**Instructions to follow**. Starting at the top of the listing, extract every line up to and including the one with "W, H = 727, 389". Pictures stay out of the copy.

**Collected material**.
---

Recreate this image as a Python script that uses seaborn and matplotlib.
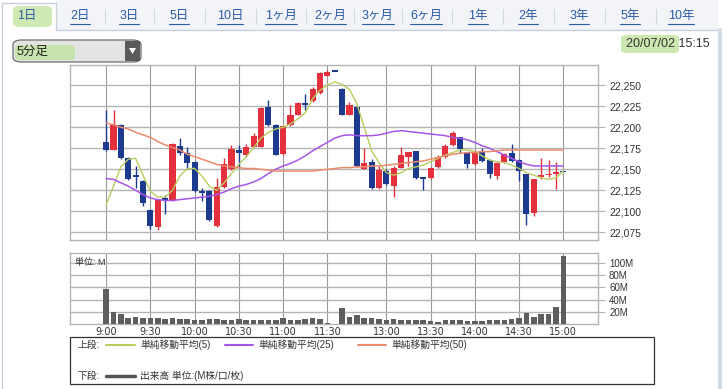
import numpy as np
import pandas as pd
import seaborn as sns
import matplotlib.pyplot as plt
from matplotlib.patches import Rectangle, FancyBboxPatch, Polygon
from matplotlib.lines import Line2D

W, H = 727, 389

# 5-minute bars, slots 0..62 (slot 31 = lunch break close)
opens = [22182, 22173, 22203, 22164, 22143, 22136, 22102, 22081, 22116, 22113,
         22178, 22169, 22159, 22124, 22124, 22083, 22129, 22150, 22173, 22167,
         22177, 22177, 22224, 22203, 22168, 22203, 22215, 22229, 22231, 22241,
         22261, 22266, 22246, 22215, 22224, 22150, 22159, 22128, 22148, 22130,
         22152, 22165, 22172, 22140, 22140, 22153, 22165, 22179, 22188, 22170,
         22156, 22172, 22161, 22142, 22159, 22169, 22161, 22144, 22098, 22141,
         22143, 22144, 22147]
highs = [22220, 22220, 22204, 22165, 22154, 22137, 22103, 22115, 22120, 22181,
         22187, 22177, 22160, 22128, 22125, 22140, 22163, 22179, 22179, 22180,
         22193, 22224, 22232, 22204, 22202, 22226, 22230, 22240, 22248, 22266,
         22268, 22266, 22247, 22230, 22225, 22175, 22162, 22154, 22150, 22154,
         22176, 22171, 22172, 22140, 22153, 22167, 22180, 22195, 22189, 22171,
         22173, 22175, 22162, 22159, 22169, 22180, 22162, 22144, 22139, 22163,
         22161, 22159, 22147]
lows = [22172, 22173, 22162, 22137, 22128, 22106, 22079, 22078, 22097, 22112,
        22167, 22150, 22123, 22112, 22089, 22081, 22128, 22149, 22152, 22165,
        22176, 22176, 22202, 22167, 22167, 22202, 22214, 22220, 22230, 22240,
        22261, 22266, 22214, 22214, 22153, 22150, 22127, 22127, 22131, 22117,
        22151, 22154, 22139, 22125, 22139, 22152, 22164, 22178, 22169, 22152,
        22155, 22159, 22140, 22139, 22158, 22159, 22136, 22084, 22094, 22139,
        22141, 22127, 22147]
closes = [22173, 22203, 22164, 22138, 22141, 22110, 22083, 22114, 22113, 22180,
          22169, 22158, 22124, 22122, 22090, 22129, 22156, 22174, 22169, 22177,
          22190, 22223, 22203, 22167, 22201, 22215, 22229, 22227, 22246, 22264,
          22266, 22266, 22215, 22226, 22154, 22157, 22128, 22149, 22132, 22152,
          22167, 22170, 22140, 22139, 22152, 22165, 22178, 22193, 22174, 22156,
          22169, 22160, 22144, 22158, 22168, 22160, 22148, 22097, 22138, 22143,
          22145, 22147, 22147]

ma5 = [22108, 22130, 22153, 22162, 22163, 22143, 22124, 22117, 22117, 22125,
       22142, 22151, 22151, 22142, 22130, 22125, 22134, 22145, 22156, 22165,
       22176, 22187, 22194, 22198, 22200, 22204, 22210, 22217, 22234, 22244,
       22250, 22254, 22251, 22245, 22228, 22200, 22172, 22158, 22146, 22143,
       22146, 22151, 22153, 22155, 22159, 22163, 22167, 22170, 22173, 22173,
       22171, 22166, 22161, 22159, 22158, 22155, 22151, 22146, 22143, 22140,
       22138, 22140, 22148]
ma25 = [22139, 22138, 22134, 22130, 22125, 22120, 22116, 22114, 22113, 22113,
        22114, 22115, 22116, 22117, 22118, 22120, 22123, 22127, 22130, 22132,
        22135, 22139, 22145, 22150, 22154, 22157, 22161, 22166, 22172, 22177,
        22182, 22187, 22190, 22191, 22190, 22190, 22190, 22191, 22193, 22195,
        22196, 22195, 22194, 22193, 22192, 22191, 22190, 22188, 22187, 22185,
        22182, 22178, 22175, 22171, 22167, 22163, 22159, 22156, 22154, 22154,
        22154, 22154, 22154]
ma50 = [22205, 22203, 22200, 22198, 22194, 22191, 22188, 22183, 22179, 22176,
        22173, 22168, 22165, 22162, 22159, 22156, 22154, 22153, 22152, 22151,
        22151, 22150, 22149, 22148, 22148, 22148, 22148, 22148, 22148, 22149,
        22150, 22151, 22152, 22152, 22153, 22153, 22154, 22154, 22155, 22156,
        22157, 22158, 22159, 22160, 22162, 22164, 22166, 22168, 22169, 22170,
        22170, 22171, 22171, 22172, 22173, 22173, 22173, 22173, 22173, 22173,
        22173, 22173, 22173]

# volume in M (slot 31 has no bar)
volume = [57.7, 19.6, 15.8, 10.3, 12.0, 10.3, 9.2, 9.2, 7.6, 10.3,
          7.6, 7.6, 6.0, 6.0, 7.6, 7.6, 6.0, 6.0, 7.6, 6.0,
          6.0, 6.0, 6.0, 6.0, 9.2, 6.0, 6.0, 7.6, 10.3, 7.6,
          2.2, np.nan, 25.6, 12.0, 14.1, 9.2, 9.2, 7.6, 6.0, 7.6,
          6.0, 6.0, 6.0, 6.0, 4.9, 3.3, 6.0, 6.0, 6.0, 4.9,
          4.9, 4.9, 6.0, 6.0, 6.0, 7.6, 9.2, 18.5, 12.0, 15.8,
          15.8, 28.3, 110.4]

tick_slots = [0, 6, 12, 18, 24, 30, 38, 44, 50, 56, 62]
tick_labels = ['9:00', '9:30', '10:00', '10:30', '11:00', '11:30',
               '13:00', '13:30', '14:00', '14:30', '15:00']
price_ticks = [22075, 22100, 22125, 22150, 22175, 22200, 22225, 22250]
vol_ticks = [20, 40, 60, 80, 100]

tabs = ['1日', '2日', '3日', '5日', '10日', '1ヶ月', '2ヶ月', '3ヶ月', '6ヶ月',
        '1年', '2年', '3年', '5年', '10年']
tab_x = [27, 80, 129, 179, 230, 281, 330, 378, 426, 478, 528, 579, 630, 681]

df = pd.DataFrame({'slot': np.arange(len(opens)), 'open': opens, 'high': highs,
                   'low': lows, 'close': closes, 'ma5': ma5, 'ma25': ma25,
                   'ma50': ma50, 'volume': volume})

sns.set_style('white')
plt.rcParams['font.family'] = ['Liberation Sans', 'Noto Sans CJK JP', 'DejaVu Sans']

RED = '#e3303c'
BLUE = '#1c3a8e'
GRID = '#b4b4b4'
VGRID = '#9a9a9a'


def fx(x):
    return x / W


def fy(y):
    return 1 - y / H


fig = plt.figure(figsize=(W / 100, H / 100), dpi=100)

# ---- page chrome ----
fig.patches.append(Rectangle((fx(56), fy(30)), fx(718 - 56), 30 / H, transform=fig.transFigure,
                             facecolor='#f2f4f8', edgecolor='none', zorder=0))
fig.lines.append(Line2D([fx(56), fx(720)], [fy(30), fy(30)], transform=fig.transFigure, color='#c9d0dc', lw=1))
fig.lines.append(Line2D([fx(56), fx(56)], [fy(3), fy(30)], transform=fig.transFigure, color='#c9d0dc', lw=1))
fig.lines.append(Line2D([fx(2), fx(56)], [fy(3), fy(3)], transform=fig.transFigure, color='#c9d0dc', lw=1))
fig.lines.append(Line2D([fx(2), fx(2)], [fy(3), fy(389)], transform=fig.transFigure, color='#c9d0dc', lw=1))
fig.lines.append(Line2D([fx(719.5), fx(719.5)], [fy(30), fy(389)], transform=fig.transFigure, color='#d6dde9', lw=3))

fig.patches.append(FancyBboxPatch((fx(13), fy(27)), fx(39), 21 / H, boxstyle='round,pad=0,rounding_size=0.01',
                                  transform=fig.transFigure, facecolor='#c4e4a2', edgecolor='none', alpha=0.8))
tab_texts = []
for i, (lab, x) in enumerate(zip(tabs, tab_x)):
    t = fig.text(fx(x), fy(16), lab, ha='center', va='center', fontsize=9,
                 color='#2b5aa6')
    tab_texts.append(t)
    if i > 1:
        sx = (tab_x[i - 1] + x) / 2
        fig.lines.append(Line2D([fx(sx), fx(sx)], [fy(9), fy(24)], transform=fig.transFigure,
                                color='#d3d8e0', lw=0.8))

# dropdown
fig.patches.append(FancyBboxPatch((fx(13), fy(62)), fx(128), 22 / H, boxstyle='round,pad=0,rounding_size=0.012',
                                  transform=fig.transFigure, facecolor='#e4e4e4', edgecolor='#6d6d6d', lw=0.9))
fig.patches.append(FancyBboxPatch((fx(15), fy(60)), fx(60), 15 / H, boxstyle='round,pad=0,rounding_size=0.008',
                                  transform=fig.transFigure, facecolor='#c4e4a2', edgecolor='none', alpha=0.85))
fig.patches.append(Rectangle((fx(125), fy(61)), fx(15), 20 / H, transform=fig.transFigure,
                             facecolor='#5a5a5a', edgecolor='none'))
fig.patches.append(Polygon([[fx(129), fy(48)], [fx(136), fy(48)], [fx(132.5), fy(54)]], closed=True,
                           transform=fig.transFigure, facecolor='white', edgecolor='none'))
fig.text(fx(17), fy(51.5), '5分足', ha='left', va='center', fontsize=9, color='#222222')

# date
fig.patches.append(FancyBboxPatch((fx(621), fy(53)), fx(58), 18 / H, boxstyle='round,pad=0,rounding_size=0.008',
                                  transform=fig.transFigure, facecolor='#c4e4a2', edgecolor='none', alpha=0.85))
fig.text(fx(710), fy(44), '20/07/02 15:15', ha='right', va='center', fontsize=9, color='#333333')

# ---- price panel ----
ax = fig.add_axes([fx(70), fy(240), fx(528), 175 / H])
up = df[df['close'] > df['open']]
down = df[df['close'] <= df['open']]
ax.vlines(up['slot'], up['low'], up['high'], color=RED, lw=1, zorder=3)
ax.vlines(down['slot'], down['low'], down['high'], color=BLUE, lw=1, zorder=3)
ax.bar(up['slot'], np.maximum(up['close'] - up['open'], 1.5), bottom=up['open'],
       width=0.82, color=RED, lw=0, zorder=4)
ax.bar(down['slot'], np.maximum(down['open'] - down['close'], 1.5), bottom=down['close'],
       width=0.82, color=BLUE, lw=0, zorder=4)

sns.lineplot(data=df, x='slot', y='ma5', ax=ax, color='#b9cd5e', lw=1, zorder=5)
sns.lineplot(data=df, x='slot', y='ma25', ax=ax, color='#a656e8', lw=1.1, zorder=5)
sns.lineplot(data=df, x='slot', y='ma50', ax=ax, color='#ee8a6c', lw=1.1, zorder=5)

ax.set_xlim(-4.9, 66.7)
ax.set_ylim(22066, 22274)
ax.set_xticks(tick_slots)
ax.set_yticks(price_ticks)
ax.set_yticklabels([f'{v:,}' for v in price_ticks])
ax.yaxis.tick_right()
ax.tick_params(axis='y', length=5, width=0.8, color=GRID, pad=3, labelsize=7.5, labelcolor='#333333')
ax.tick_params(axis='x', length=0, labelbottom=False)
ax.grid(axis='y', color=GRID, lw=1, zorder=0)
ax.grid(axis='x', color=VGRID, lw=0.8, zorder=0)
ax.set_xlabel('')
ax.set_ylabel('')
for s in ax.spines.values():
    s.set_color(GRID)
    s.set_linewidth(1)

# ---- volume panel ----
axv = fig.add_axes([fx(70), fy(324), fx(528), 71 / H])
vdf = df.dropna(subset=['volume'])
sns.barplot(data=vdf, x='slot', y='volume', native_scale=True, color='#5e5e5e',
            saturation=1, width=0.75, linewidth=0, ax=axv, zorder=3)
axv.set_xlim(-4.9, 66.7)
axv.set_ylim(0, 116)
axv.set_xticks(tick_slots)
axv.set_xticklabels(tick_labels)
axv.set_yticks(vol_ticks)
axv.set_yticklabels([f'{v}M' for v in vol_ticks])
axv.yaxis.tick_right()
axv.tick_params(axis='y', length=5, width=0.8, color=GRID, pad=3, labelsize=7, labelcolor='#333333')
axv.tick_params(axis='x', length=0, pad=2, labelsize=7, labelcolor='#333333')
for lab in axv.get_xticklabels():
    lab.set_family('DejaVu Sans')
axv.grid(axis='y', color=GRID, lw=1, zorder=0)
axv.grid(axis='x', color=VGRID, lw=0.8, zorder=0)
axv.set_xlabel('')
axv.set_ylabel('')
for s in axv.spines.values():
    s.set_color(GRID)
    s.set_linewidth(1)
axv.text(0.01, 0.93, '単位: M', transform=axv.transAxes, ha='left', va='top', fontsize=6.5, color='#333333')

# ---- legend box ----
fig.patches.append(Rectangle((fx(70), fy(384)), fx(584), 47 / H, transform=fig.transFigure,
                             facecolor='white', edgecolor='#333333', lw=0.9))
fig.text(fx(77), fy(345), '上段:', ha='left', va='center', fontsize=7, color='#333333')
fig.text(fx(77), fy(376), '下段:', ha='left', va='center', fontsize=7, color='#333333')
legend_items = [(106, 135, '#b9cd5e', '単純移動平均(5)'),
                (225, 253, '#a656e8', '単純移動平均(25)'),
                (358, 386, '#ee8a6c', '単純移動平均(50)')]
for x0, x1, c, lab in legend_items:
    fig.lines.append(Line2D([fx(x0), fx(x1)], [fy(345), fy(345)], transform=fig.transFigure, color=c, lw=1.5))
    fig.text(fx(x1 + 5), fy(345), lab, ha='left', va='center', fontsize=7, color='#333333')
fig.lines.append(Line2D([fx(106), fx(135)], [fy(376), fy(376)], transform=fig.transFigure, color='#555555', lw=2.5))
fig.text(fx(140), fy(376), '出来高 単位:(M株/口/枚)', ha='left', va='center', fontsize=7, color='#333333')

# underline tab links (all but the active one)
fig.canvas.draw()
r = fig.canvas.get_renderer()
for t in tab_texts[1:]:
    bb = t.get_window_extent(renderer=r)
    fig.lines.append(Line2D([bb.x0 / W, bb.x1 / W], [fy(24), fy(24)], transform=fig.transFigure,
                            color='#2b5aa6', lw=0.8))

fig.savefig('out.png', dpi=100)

---

**The result**.
Recreate this image as a Python script that uses seaborn and matplotlib.
import numpy as np
import pandas as pd
import seaborn as sns
import matplotlib.pyplot as plt
from matplotlib.patches import Rectangle, FancyBboxPatch, Polygon
from matplotlib.lines import Line2D

W, H = 727, 389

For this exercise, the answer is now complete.